Part of a data file
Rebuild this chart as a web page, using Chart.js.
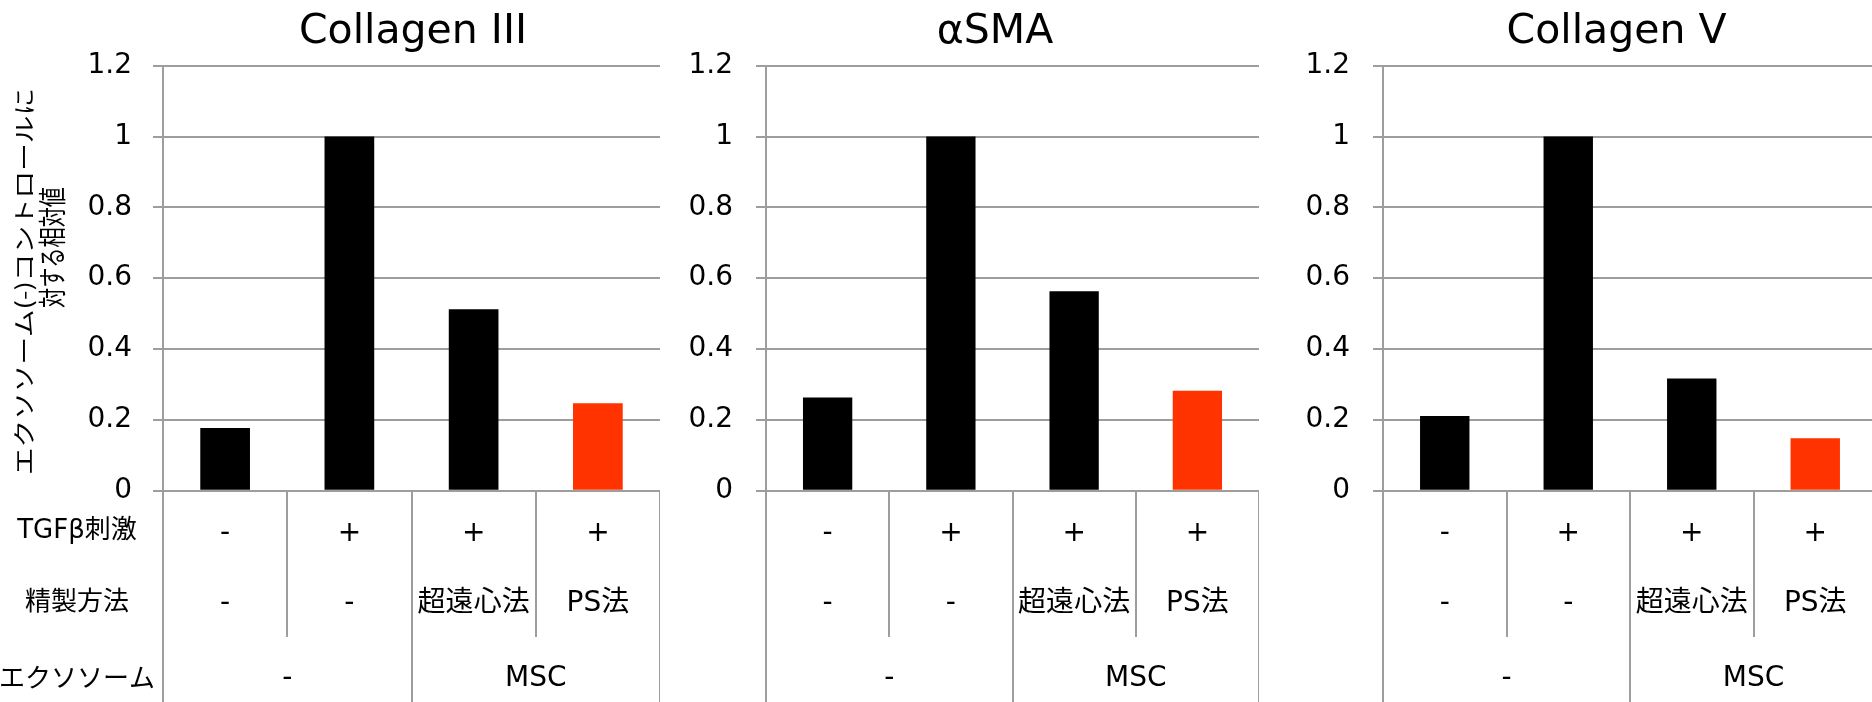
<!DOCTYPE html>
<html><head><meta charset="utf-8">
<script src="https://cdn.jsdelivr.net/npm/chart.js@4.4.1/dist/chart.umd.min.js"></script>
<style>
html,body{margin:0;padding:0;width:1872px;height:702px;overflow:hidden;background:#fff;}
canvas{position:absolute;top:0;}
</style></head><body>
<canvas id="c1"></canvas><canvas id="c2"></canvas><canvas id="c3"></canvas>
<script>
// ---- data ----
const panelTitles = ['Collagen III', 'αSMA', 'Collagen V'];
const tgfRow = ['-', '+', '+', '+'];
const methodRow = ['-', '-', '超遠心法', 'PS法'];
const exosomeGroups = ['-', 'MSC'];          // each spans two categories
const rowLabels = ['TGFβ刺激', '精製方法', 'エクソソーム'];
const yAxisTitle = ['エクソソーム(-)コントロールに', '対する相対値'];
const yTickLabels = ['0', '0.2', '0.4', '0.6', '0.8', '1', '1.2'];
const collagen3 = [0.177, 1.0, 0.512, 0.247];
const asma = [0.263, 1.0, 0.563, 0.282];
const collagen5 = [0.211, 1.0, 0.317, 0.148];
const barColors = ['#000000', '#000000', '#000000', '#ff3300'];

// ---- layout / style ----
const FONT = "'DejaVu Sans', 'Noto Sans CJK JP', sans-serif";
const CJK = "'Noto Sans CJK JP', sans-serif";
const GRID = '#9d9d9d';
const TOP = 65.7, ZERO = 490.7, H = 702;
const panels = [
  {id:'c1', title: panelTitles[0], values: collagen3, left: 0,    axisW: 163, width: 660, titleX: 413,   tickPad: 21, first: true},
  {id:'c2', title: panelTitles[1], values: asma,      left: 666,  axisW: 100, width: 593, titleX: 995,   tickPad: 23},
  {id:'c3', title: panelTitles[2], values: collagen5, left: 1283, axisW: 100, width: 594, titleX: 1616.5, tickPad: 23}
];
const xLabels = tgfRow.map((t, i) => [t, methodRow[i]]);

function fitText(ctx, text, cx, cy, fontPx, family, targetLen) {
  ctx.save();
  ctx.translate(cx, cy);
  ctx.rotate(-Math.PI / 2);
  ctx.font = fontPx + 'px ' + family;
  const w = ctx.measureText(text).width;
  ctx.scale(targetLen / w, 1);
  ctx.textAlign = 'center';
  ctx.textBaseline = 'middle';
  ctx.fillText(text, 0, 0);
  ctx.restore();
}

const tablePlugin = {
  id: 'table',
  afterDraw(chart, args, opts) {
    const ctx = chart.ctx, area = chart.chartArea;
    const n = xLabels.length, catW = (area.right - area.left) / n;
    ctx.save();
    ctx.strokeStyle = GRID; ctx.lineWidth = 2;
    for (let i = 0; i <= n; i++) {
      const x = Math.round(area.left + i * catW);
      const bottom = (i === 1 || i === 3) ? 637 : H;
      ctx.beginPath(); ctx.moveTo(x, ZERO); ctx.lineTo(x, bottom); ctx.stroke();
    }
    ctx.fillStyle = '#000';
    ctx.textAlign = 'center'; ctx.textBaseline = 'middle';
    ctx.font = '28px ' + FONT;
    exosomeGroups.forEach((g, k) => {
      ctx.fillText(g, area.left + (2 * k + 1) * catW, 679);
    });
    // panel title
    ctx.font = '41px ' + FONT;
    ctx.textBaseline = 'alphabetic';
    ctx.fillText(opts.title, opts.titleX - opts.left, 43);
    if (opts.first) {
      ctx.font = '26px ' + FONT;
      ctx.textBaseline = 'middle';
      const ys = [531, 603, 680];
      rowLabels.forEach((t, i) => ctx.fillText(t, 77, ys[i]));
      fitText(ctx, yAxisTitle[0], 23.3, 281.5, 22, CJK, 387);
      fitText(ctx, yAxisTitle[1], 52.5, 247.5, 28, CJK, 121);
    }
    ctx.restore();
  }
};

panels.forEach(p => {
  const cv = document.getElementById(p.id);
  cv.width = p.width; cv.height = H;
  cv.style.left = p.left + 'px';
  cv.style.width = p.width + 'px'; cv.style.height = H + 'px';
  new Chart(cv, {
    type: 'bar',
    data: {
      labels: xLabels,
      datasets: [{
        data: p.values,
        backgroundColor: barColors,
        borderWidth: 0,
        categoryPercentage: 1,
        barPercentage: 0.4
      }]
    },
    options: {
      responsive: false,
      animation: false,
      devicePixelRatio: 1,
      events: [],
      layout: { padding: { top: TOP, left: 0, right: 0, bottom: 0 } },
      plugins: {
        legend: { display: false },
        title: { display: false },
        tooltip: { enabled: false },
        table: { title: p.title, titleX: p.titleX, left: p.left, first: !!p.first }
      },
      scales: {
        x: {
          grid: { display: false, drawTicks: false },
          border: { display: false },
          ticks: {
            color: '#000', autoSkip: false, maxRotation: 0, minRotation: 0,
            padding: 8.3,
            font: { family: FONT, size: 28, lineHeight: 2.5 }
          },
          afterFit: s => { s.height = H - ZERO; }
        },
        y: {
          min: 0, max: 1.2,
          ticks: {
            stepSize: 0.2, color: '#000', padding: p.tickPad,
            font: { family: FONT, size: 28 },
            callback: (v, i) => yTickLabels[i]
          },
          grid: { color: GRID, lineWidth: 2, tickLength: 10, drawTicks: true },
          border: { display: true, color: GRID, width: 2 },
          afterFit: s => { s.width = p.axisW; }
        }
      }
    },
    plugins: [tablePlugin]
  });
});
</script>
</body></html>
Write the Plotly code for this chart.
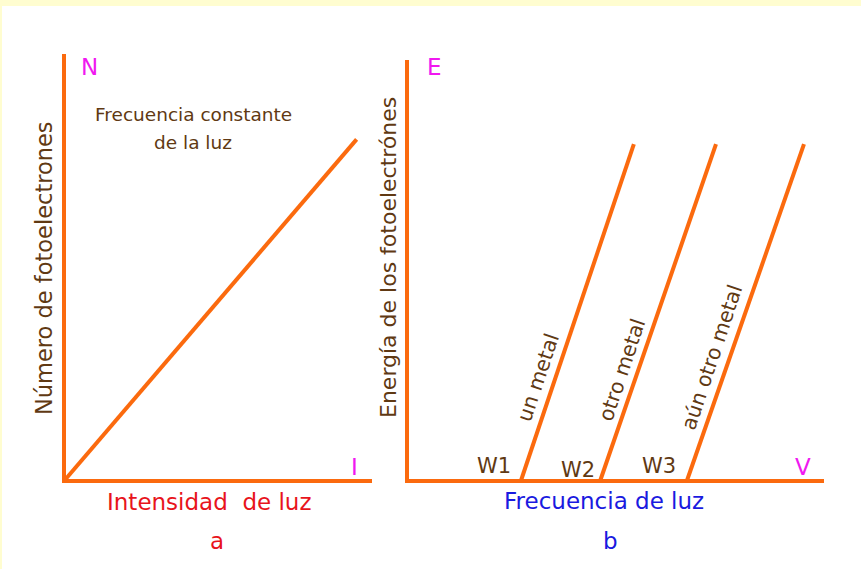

• [DIRECTION] Pull out each line of the listing that holds the string "this".

• [TASK OUTPUT]
Rebuild this chart as a web page, using Chart.js.
Write the Plotly code for this chart.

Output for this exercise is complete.